(Problem requirements)
Copy each line of the listing below exactly.
#### Supplied material ####
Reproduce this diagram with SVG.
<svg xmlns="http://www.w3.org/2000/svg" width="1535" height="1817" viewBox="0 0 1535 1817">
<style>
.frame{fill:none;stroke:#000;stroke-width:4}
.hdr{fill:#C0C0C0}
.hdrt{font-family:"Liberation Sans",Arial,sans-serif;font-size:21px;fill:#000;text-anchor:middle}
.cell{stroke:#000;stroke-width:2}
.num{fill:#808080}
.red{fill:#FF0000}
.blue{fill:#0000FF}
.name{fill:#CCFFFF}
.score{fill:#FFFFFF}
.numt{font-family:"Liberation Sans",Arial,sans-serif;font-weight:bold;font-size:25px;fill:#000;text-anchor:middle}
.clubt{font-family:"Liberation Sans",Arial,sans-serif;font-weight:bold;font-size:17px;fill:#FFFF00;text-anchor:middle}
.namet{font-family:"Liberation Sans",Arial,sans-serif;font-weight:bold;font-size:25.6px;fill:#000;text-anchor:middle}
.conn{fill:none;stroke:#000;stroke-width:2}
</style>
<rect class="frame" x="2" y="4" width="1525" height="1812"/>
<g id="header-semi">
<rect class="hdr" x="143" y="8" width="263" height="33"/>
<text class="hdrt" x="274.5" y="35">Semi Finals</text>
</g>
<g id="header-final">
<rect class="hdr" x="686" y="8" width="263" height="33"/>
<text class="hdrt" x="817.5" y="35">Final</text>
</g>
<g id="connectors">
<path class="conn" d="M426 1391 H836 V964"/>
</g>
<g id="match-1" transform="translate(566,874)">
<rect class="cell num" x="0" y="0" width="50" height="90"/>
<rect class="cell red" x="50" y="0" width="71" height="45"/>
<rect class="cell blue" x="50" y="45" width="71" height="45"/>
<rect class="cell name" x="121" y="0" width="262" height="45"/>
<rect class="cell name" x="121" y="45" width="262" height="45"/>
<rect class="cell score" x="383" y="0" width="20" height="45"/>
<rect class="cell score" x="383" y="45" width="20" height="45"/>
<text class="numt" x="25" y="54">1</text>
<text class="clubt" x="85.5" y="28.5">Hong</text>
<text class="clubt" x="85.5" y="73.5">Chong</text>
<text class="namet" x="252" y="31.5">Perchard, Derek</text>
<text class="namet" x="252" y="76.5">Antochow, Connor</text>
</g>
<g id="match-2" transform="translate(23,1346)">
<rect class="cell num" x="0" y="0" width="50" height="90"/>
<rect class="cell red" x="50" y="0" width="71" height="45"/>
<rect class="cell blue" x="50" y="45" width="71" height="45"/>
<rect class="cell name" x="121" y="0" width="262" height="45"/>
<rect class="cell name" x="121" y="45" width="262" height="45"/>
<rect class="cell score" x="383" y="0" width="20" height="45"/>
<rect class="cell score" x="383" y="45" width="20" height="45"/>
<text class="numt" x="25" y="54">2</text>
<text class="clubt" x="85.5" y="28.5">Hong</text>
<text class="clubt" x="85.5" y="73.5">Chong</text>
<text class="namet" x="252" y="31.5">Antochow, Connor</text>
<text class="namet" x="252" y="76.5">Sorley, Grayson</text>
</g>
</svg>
####
(Result)
Reproduce this diagram with SVG.
<svg xmlns="http://www.w3.org/2000/svg" width="1535" height="1817" viewBox="0 0 1535 1817">
<style>
.frame{fill:none;stroke:#000;stroke-width:4}
.hdr{fill:#C0C0C0}
.hdrt{font-family:"Liberation Sans",Arial,sans-serif;font-size:21px;fill:#000;text-anchor:middle}
.cell{stroke:#000;stroke-width:2}
.num{fill:#808080}
.red{fill:#FF0000}
.blue{fill:#0000FF}
.name{fill:#CCFFFF}
.score{fill:#FFFFFF}
.numt{font-family:"Liberation Sans",Arial,sans-serif;font-weight:bold;font-size:25px;fill:#000;text-anchor:middle}
.clubt{font-family:"Liberation Sans",Arial,sans-serif;font-weight:bold;font-size:17px;fill:#FFFF00;text-anchor:middle}
.namet{font-family:"Liberation Sans",Arial,sans-serif;font-weight:bold;font-size:25.6px;fill:#000;text-anchor:middle}
.conn{fill:none;stroke:#000;stroke-width:2}
</style>
<rect class="frame" x="2" y="4" width="1525" height="1812"/>
<g id="header-semi">
<rect class="hdr" x="143" y="8" width="263" height="33"/>
<text class="hdrt" x="274.5" y="35">Semi Finals</text>
</g>
<g id="header-final">
<rect class="hdr" x="686" y="8" width="263" height="33"/>
<text class="hdrt" x="817.5" y="35">Final</text>
</g>
<g id="connectors">
<path class="conn" d="M426 1391 H836 V964"/>
</g>
<g id="match-1" transform="translate(566,874)">
<rect class="cell num" x="0" y="0" width="50" height="90"/>
<rect class="cell red" x="50" y="0" width="71" height="45"/>
<rect class="cell blue" x="50" y="45" width="71" height="45"/>
<rect class="cell name" x="121" y="0" width="262" height="45"/>
<rect class="cell name" x="121" y="45" width="262" height="45"/>
<rect class="cell score" x="383" y="0" width="20" height="45"/>
<rect class="cell score" x="383" y="45" width="20" height="45"/>
<text class="numt" x="25" y="54">1</text>
<text class="clubt" x="85.5" y="28.5">Hong</text>
<text class="clubt" x="85.5" y="73.5">Chong</text>
<text class="namet" x="252" y="31.5">Perchard, Derek</text>
<text class="namet" x="252" y="76.5">Antochow, Connor</text>
</g>
<g id="match-2" transform="translate(23,1346)">
<rect class="cell num" x="0" y="0" width="50" height="90"/>
<rect class="cell red" x="50" y="0" width="71" height="45"/>
<rect class="cell blue" x="50" y="45" width="71" height="45"/>
<rect class="cell name" x="121" y="0" width="262" height="45"/>
<rect class="cell name" x="121" y="45" width="262" height="45"/>
<rect class="cell score" x="383" y="0" width="20" height="45"/>
<rect class="cell score" x="383" y="45" width="20" height="45"/>
<text class="numt" x="25" y="54">2</text>
<text class="clubt" x="85.5" y="28.5">Hong</text>
<text class="clubt" x="85.5" y="73.5">Chong</text>
<text class="namet" x="252" y="31.5">Antochow, Connor</text>
<text class="namet" x="252" y="76.5">Sorley, Grayson</text>
</g>
</svg>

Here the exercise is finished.